Teixeira afirma que Machado de Assis, um dos fundadores da Academia, foi um dos grandes críticos do seu tempo. Ele é lido, investigado e reconhecido “pela ironia mordaz com que apontava a hipocrisia da burguesia brasileira”.
“A ABL infelizmente acaba caindo na própria crítica machadiana. Uma ABL que não está atenta, que não enxerga o que realmente tem circulado no Brasil, ou seja, a literatura negra existe, está sendo consumida e está vindo das ruas, vindo de outros espaços para dentro das universidades. O que parece é que essa Academia se acostumou com uma determinada máscara, e essa máscara não é a cara do Brasil”, disse Teixeira.
Andressa Marques ressalta ainda que, nos últimos vinte anos, a literatura de autoria negra vem se estabelecendo como um nicho editorial impossível de passar despercebido. Há movimentos literários como o Quilombhoje, que publica coletâneas de poesias e contos desde 1978, com um papel crucial na manutenção de espaços editoriais em que a voz autoral negra seja possível. “Basta lembrar que Conceição Evaristo publicou seus poemas e contos pela primeira vez nos Cadernos Negros, publicação do Quilombhoje”, indica Marques.

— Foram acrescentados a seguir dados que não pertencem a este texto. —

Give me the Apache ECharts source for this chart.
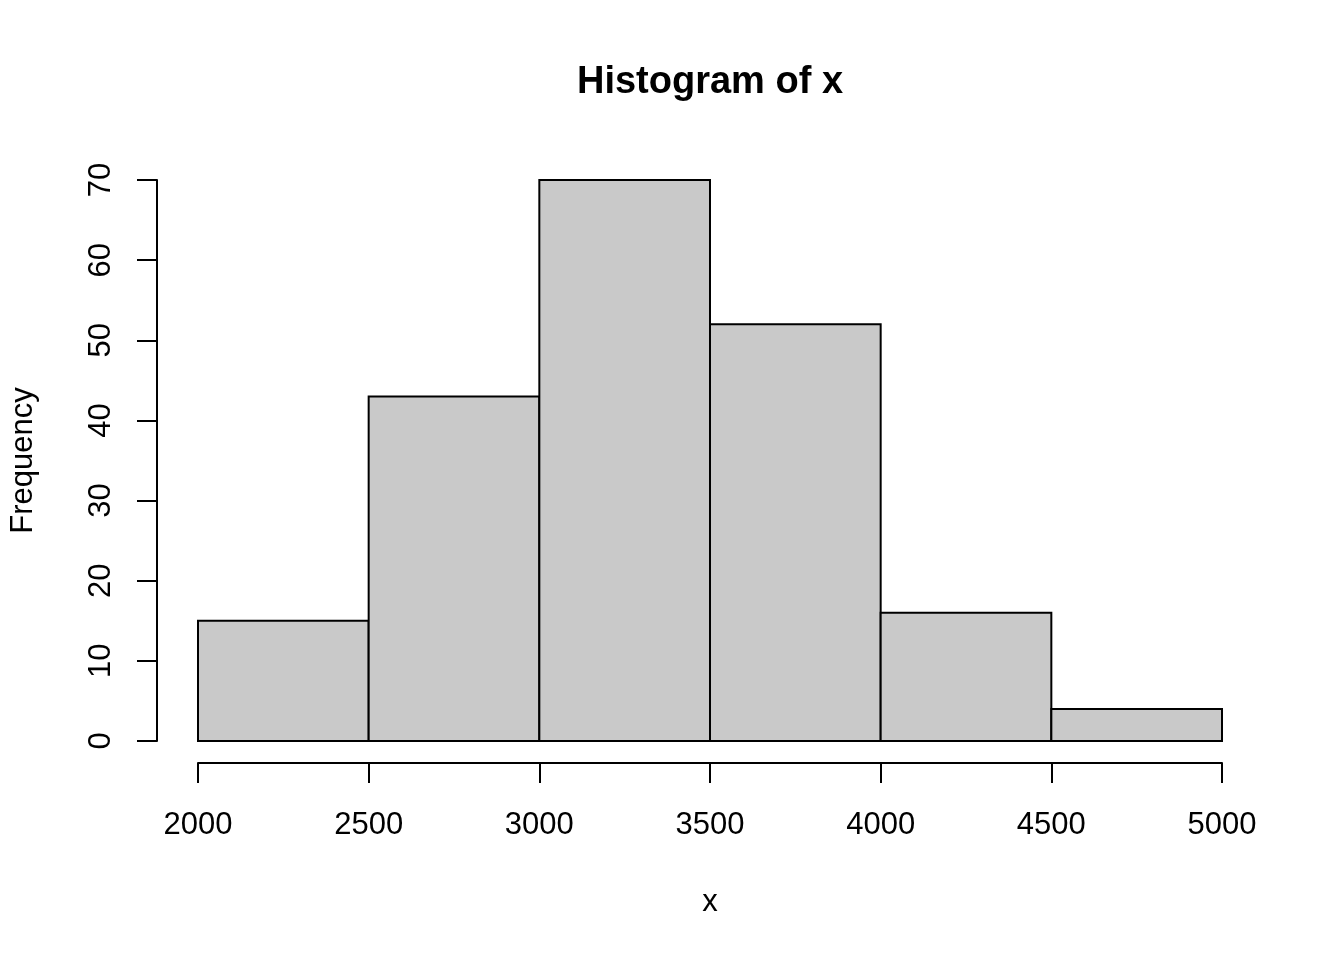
<!DOCTYPE html>
<html>
<head>
<meta charset="utf-8">
<script src="https://cdn.jsdelivr.net/npm/echarts@6/dist/echarts.min.js"></script>
<style>
  html, body { margin: 0; padding: 0; background: #fff; }
  #chart { width: 1344px; height: 960px; }
</style>
</head>
<body>
<div id="chart"></div>
<script>
//直方图数据
const breaks = [2000, 2500, 3000, 3500, 4000, 4500, 5000];
const counts = [15, 43, 70, 52, 16, 4];
const yTicks = [0, 10, 20, 30, 40, 50, 60, 70];

const fontFamily = "'Liberation Sans', Arial, Helvetica, sans-serif";

//每个柱子: [起点, 终点, 频数]
let bins = counts.map((c, i) => [breaks[i], breaks[i + 1], c]);

let chart = echarts.init(document.getElementById("chart"), null, { renderer: "canvas" });

let option = {
    backgroundColor: "#ffffff",
    animation: false,
    title: {
        text: "Histogram of x",
        left: 705,
        top: 59,
        textAlign: "center",
        textStyle: { fontFamily: fontFamily, fontWeight: "bold", fontSize: 38, color: "#000" }
    },
    grid: { left: 198, right: 122, top: 180, bottom: 219 },
    xAxis: {
        type: "value",
        min: breaks[0],
        max: breaks[breaks.length - 1],
        interval: 500,
        offset: 22,
        name: "x",
        nameLocation: "middle",
        nameGap: 124,
        nameTextStyle: { fontFamily: fontFamily, fontSize: 31, color: "#000" },
        axisLine: { show: true, onZero: false, lineStyle: { color: "#000", width: 2 } },
        axisTick: { show: true, length: 20, lineStyle: { color: "#000", width: 2 } },
        axisLabel: {
            fontFamily: fontFamily, fontSize: 31, color: "#000", margin: 47,
            formatter: v => String(v)
        },
        splitLine: { show: false }
    },
    yAxis: {
        type: "value",
        min: yTicks[0],
        max: yTicks[yTicks.length - 1],
        interval: 10,
        offset: 41,
        name: "Frequency",
        nameLocation: "middle",
        nameRotate: 90,
        nameGap: 118,
        nameTextStyle: { fontFamily: fontFamily, fontSize: 31, color: "#000" },
        axisLine: { show: true, onZero: false, lineStyle: { color: "#000", width: 2 } },
        axisTick: { show: true, length: 20, lineStyle: { color: "#000", width: 2 } },
        axisLabel: { fontFamily: fontFamily, fontSize: 31, color: "#000", rotate: 90, margin: 40 },
        splitLine: { show: false }
    },
    series: [{
        type: "custom",
        clip: false,
        data: bins,
        encode: { x: [0, 1], y: 2 },
        renderItem: function (params, api) {
            let p0 = api.coord([api.value(0), api.value(2)]);
            let p1 = api.coord([api.value(1), 0]);
            return {
                type: "rect",
                shape: { x: p0[0], y: p0[1], width: p1[0] - p0[0], height: p1[1] - p0[1] },
                style: { fill: "#c9c9c9", stroke: "#000", lineWidth: 2 }
            };
        }
    }]
};

chart.setOption(option);
</script>
</body>
</html>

As especialistas destacam editoras negras como a Malê, a Nandyala e a Mazza, que são voltadas exclusivamente para a publicação de autoria negra, como exemplos de empreitadas frutíferas na divulgação e manutenção da literatura negro-brasileira. “Também percebo a grandiosidade da Festa Literária das Periferias (FLUP), no Rio de Janeiro, como marco na literatura do país. Imagina se a ABL percebesse a FLUP como literatura?”, declaram.